**Requirement:** Select lines where the word "chart" appears.
━━ Supplied information ━━
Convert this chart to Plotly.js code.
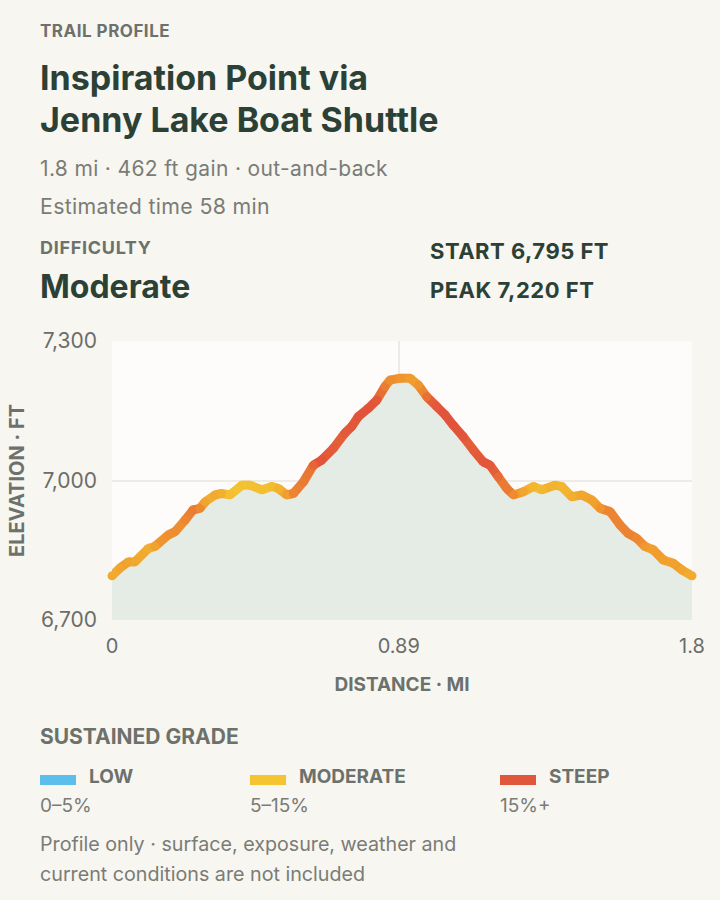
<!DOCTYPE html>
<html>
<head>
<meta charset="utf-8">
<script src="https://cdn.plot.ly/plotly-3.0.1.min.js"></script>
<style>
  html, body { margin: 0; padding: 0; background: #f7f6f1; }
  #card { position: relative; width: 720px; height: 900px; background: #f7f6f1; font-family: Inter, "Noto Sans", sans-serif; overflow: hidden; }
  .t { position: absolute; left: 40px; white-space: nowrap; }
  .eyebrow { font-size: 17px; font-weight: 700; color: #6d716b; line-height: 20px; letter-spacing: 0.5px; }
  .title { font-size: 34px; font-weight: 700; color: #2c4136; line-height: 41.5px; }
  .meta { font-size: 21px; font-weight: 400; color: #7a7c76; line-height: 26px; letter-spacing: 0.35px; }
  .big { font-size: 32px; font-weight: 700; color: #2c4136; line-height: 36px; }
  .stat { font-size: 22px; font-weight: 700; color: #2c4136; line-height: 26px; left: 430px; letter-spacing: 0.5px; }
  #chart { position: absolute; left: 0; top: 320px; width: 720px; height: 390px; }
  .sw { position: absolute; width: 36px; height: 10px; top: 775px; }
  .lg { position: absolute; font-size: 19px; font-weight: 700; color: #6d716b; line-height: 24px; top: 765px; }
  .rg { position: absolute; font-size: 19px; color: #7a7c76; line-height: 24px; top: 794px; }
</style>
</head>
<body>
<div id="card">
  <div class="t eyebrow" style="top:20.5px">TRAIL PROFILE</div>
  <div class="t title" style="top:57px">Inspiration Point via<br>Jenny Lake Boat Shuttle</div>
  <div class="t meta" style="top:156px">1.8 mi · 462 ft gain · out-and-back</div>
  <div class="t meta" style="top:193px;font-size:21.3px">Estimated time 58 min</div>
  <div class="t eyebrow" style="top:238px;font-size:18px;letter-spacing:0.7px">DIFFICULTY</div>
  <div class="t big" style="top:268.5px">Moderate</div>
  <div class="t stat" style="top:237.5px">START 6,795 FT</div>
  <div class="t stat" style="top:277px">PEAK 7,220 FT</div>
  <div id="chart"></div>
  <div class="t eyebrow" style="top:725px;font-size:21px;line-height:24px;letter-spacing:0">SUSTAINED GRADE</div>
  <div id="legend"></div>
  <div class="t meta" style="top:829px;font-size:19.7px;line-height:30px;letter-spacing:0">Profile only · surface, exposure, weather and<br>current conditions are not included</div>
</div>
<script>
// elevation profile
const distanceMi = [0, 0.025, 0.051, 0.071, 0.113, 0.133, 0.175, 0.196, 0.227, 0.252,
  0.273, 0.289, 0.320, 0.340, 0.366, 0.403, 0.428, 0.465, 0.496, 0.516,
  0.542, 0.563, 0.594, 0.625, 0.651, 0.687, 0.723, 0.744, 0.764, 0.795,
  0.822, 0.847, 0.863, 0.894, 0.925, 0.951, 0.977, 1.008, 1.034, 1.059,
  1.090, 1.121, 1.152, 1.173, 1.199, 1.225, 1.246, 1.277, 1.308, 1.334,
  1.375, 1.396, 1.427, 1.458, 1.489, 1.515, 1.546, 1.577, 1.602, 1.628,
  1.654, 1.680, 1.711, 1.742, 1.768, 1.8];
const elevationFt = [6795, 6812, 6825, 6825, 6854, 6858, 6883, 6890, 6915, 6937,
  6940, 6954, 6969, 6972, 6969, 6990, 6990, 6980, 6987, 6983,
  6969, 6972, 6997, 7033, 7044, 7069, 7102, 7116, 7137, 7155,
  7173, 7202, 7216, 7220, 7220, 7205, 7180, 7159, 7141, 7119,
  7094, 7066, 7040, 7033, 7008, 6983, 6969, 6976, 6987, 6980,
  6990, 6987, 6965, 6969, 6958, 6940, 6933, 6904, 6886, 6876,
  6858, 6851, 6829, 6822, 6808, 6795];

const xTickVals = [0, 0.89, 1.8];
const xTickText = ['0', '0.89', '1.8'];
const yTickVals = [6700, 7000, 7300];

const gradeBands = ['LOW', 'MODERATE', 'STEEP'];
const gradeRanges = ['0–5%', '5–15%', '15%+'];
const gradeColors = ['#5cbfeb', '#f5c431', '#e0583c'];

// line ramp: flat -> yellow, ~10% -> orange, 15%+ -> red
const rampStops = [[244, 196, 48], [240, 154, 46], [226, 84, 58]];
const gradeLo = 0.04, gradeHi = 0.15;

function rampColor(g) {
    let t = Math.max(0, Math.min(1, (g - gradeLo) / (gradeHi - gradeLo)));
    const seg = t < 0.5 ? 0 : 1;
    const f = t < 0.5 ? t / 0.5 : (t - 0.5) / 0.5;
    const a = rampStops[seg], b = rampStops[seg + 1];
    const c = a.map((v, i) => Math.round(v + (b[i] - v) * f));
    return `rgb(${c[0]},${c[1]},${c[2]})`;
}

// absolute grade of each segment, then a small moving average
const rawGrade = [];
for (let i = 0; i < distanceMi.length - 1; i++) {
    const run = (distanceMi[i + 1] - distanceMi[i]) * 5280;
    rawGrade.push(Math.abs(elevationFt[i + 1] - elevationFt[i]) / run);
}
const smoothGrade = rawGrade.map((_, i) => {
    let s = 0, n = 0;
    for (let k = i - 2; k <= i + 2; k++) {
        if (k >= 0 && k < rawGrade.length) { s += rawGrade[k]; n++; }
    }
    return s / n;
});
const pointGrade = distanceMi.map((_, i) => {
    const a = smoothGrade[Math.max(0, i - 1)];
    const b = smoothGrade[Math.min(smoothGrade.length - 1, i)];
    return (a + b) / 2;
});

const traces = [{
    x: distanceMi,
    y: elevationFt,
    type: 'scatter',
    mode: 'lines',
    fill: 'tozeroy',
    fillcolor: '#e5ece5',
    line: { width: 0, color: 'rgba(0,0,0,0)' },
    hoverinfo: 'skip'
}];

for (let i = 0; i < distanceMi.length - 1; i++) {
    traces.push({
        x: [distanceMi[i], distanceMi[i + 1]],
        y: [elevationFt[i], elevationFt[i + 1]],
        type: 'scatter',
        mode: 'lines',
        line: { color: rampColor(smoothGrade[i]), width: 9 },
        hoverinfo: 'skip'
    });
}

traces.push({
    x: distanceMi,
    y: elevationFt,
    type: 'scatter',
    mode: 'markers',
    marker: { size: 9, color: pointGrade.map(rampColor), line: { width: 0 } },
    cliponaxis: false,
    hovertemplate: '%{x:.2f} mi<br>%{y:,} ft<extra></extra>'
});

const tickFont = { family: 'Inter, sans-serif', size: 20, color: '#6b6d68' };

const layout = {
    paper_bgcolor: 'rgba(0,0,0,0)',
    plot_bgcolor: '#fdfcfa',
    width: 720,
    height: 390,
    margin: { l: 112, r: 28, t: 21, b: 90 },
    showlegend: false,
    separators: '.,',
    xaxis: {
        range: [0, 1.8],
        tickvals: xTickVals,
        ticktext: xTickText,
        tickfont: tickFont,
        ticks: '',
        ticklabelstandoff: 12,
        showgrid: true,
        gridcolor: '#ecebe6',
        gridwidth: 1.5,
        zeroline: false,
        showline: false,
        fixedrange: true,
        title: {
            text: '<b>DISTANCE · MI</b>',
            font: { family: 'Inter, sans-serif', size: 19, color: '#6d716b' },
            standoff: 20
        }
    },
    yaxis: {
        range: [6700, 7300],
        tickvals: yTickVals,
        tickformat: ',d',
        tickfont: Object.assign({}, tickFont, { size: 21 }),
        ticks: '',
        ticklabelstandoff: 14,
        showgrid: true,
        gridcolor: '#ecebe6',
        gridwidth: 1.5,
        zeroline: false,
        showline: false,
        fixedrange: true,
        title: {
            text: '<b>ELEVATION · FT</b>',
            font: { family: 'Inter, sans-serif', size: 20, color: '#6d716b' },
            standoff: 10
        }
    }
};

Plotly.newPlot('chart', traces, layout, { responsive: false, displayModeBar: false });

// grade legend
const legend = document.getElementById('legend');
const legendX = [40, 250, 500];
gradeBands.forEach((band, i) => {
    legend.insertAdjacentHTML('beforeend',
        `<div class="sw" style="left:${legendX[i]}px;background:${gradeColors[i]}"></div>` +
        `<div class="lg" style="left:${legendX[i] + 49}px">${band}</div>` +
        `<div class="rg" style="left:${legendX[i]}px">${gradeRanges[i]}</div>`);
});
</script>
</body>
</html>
━━━
**Solution to this exercise:**
Convert this chart to Plotly.js code.
  #chart { position: absolute; left: 0; top: 320px; width: 720px; height: 390px; }
  <div id="chart"></div>
Plotly.newPlot('chart', traces, layout, { responsive: false, displayModeBar: false });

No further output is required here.